Dwyer, J. F., J. R. Kelly and M. D. Bowes. 1977. Improved Procedures for Valuation of the Contribution of Recreation to National Economic Development. Research Report 128. Urbana, IL: Water Resources Center, University of Illinois.

This report written in the context of national economic development, provides a lengthy description of two techniques commonly used to determine the value of recreation resources by calculating consumer willingness to pay: a straightforward survey method and the travel cost method. This report advocates strongly for the use of the travel cost method.

Stevens, T. H. and R. J. Kalter. 1970. Technological Externalities, Outdoor Recreation, and the Regional Economic Impact of Cayuga Lake. A. E. Res. 317. Ithaca, NY: Department of Agricultural Economics, Cornell University Agricultural Experiment Station, New York State College of Agriculture.

This study quantified the economic impact of Cayuga Lake in New York State on the regional economy.
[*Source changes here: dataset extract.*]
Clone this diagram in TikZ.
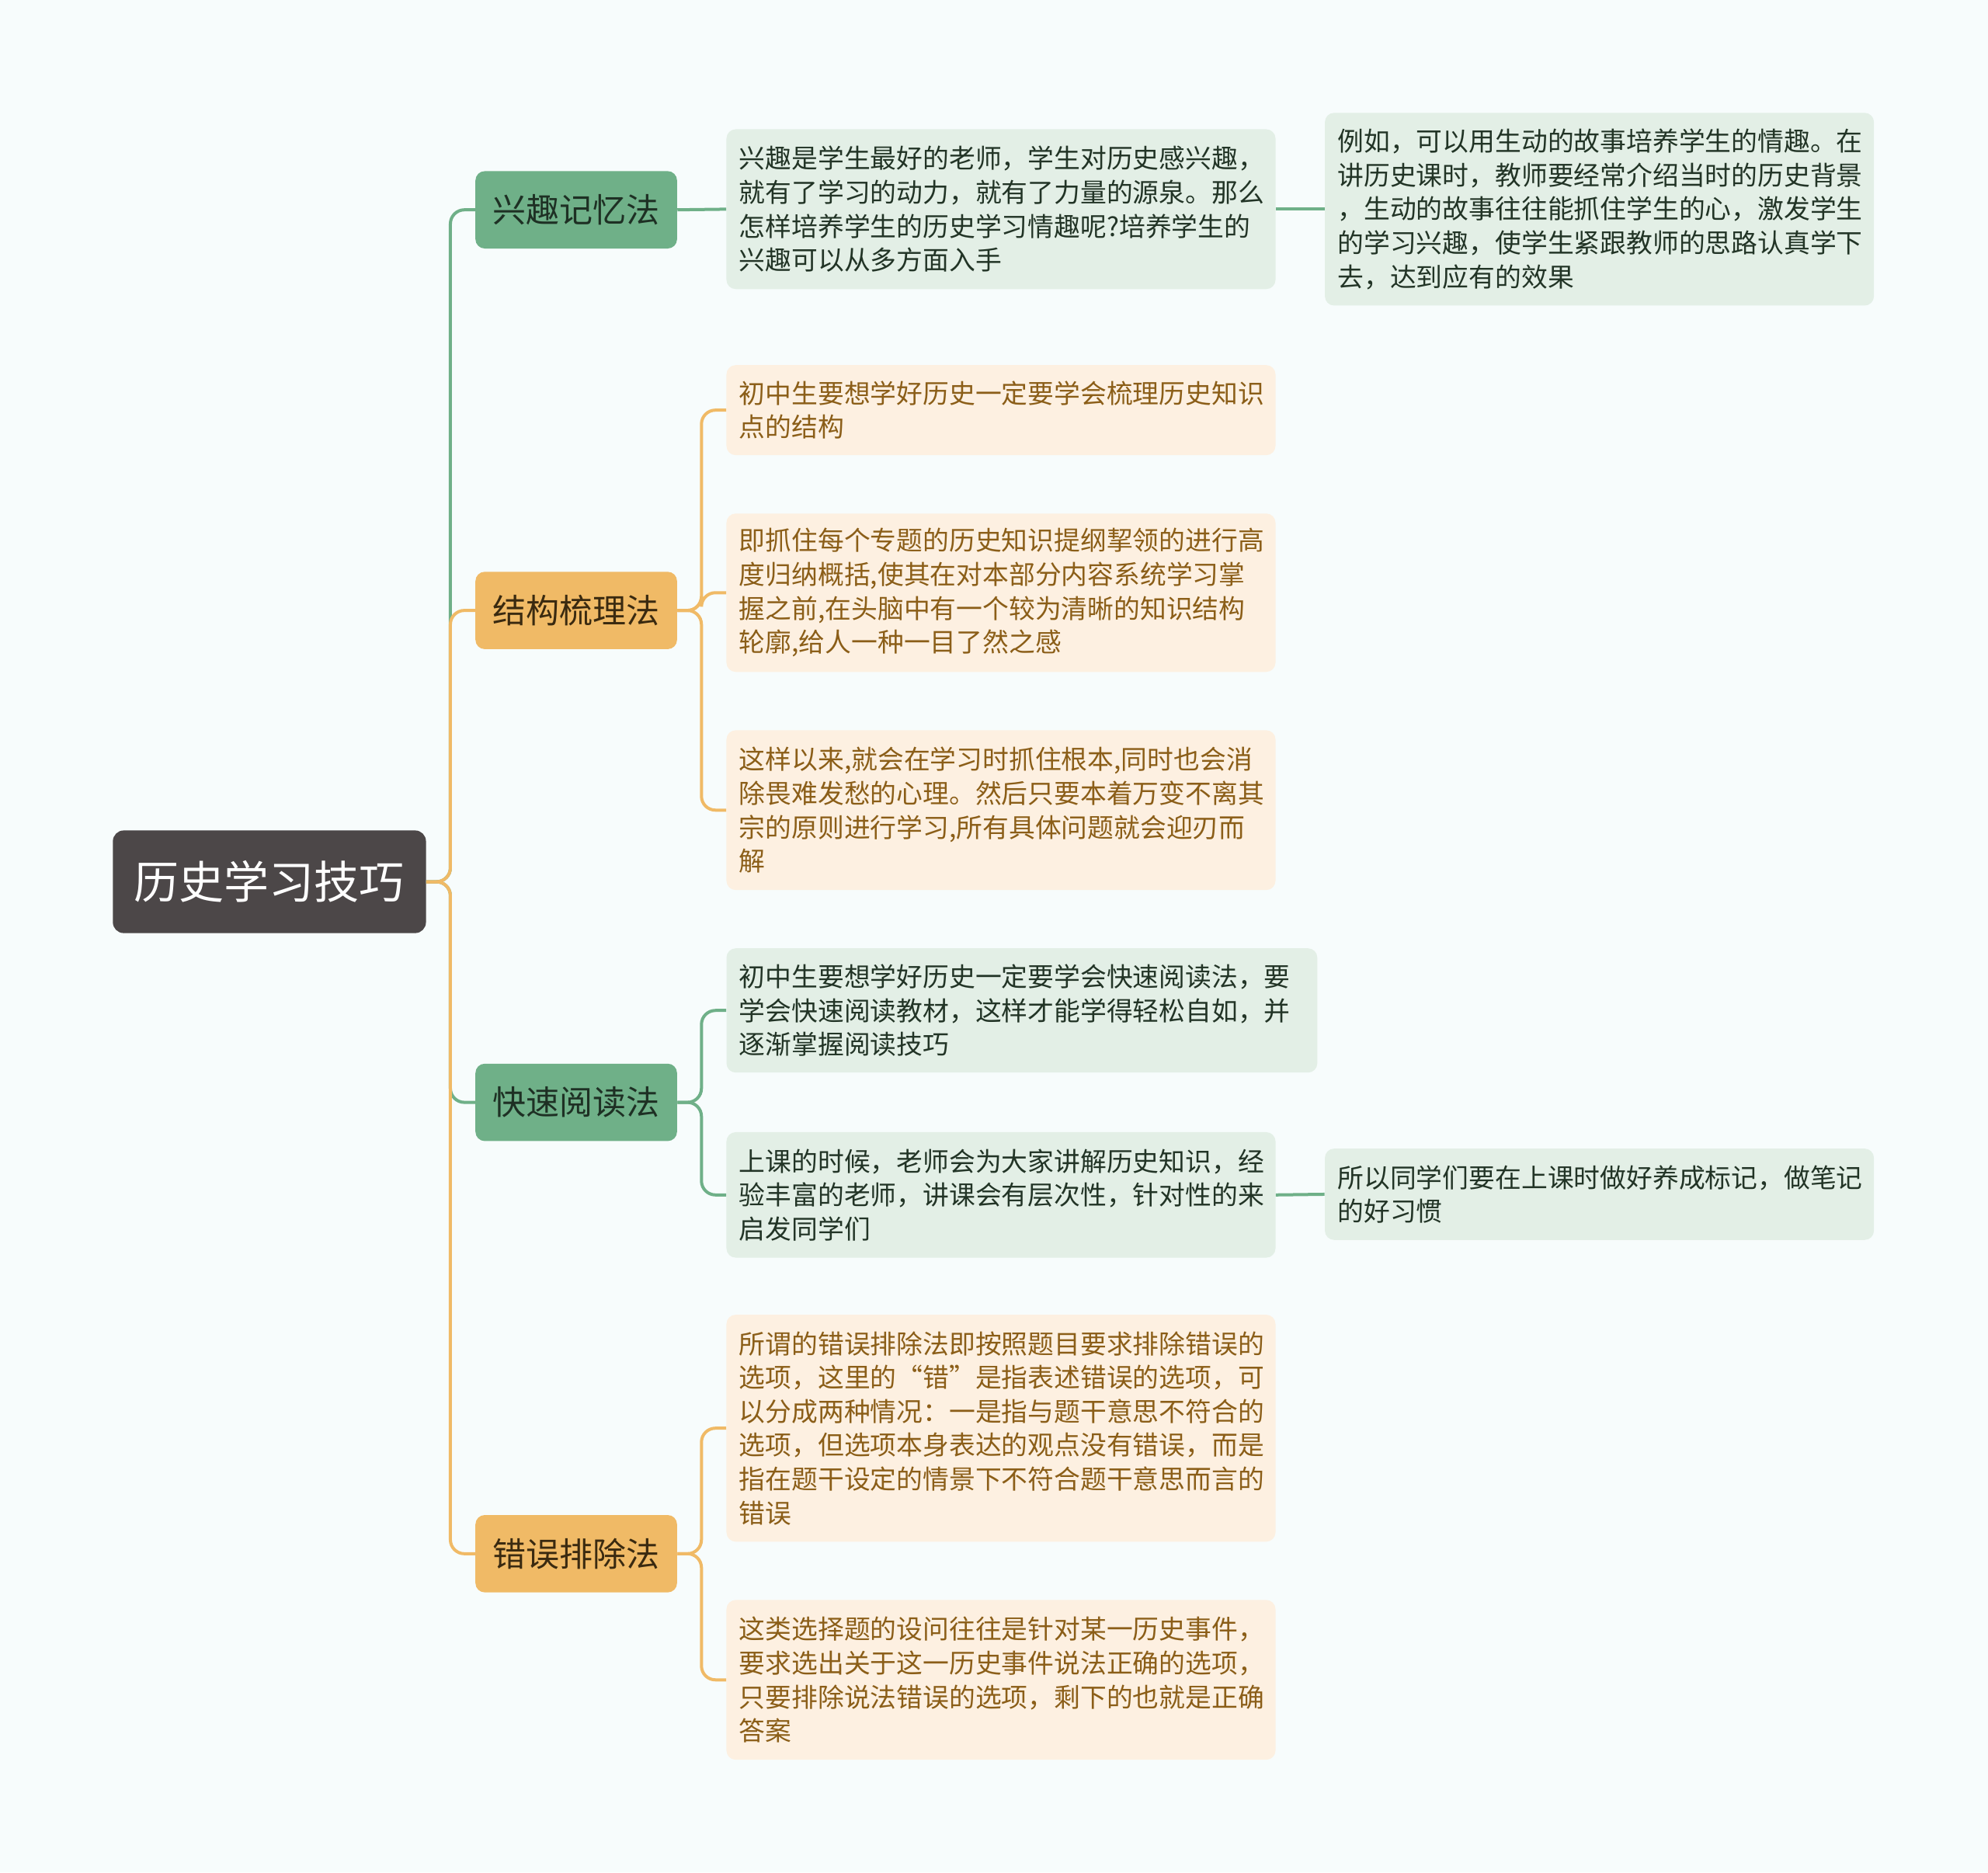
\documentclass[tikz,border=0pt]{standalone}
\usepackage{fontspec}
\setmainfont{Noto Sans CJK SC}
\definecolor{bgc}{RGB}{247,252,252}
\definecolor{rootc}{RGB}{76,71,72}
\definecolor{gmid}{RGB}{111,176,136}
\definecolor{omid}{RGB}{240,186,102}
\definecolor{glight}{RGB}{227,239,230}
\definecolor{olight}{RGB}{253,240,225}
\definecolor{gtext}{RGB}{34,52,38}
\definecolor{otext}{RGB}{139,94,24}
\definecolor{l1gtext}{RGB}{30,48,36}
\definecolor{l1otext}{RGB}{58,42,16}
\tikzset{
  x=0.8163pt, y=-0.8163pt,
  rootbox/.style={fill=rootc, rounded corners=7pt, inner sep=0pt, text=white,
    minimum width=201.6pt, minimum height=66.1pt,
    font=\fontsize{29}{34}\selectfont},
  lonebox/.style={rounded corners=6pt, inner sep=0pt, minimum width=129.8pt,
    minimum height=49.8pt, font=\fontsize{21.5}{26}\selectfont},
  lgbox/.style={lonebox, fill=gmid, text=l1gtext},
  lobox/.style={lonebox, fill=omid, text=l1otext},
  ltwobox/.style={rounded corners=6pt, inner ysep=0pt, inner xsep=8.2pt, align=left,
    minimum width=353.5pt, text width=337pt,
    font=\fontsize{16.9}{21.8}\selectfont},
  gbox/.style={ltwobox, fill=glight, text=gtext},
  obox/.style={ltwobox, fill=olight, text=otext},
  wide/.style={minimum width=380.4pt, text width=364pt},
  glink/.style={draw=gmid, line width=2pt, rounded corners=9pt},
  olink/.style={draw=omid, line width=2pt, rounded corners=9pt},
}
\begin{document}
\begin{tikzpicture}
\fill[bgc] (0,0) rectangle (1568,1477);
\useasboundingbox (0,0) rectangle (1568,1477);

\node[rootbox] (root) at (212.5,695.5) {历史学习技巧};

\node[lgbox] (xq) at (454.5,165.5) {兴趣记忆法};
\node[lobox] (jg) at (454.5,481.5) {结构梳理法};
\node[lgbox] (ks) at (454.5,869.5) {快速阅读法};
\node[lobox] (cw) at (454.5,1225.5) {错误排除法};

\node[gbox, minimum height=102.9pt] (a1) at (789.5,165) {兴趣是学生最好的老师，学生对历史感兴趣，\\就有了学习的动力，就有了力量的源泉。那么\\怎样培养学生的历史学习情趣呢?培养学生的\\兴趣可以从多方面入手};
\node[gbox, minimum height=124.1pt] (a2) at (1261.5,165) {例如，可以用生动的故事培养学生的情趣。在\\讲历史课时，教师要经常介绍当时的历史背景\\，生动的故事往往能抓住学生的心，激发学生\\的学习兴趣，使学生紧跟教师的思路认真学下\\去，达到应有的效果};

\node[obox, minimum height=58pt] (b1) at (789.5,323.5) {初中生要想学好历史一定要学会梳理历史知识\\点的结构};
\node[obox, minimum height=102pt] (b2) at (789.5,467.5) {即抓住每个专题的历史知识提纲挈领的进行高\\度归纳概括,使其在对本部分内容系统学习掌\\握之前,在头脑中有一个较为清晰的知识结构\\轮廓,给人一种一目了然之感};
\node[obox, minimum height=102.9pt] (b3) at (789.5,639) {这样以来,就会在学习时抓住根本,同时也会消\\除畏难发愁的心理。然后只要本着万变不离其\\宗的原则进行学习,所有具体问题就会迎刃而\\解};

\node[gbox, wide, minimum height=80pt] (c1) at (806,797) {初中生要想学好历史一定要学会快速阅读法，要\\学会快速阅读教材，这样才能学得轻松自如，并\\逐渐掌握阅读技巧};
\node[gbox, minimum height=80.8pt] (c2) at (789.5,942.5) {上课的时候，老师会为大家讲解历史知识，经\\验丰富的老师，讲课会有层次性，针对性的来\\启发同学们};
\node[gbox, minimum height=58.8pt] (c3) at (1261.5,942) {所以同学们要在上课时做好养成标记，做笔记\\的好习惯};

\node[obox, minimum height=146.1pt] (d1) at (789.5,1126.5) {所谓的错误排除法即按照题目要求排除错误的\\选项，这里的“错”是指表述错误的选项，可\\以分成两种情况：一是指与题干意思不符合的\\选项，但选项本身表达的观点没有错误，而是\\指在题干设定的情景下不符合题干意思而言的\\错误};
\node[obox, minimum height=102.9pt] (d2) at (789.5,1325) {这类选择题的设问往往是针对某一历史事件，\\要求选出关于这一历史事件说法正确的选项，\\只要排除说法错误的选项，剩下的也就是正确\\答案};

% trunk connectors
\draw[glink] (root.east) -- ++(19,0) |- (xq.west);
\draw[glink] (root.east) -- ++(19,0) |- (ks.west);
\draw[olink] (root.east) -- ++(19,0) |- (jg.west);
\draw[olink] (root.east) -- ++(19,0) |- (cw.west);

% level 1 to level 2
\draw[glink] (xq.east) -- (a1.west);
\draw[glink] (a1.east) -- (a2.west);
\draw[olink] (jg.east) -- ++(19,0) |- (b1.west);
\draw[olink] (jg.east) -- ++(19,0) |- (b2.west);
\draw[olink] (jg.east) -- ++(19,0) |- (b3.west);
\draw[glink] (ks.east) -- ++(19,0) |- (c1.west);
\draw[glink] (ks.east) -- ++(19,0) |- (c2.west);
\draw[glink] (c2.east) -- (c3.west);
\draw[olink] (cw.east) -- ++(19,0) |- (d1.west);
\draw[olink] (cw.east) -- ++(19,0) |- (d2.west);
\end{tikzpicture}
\end{document}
A demand allocation model was developed based on nationwide survey of preferences for recreation use. Both willingness-to-pay and estimated direct and indirect expenditures were then calculated based the demand allocation model and results from other studies. The final results provided an estimate of the total economic impact of recreation on Cayuga Lake and provided a baseline for estimating how a proposed thermal plant might affect the regional economic impact of recreationists.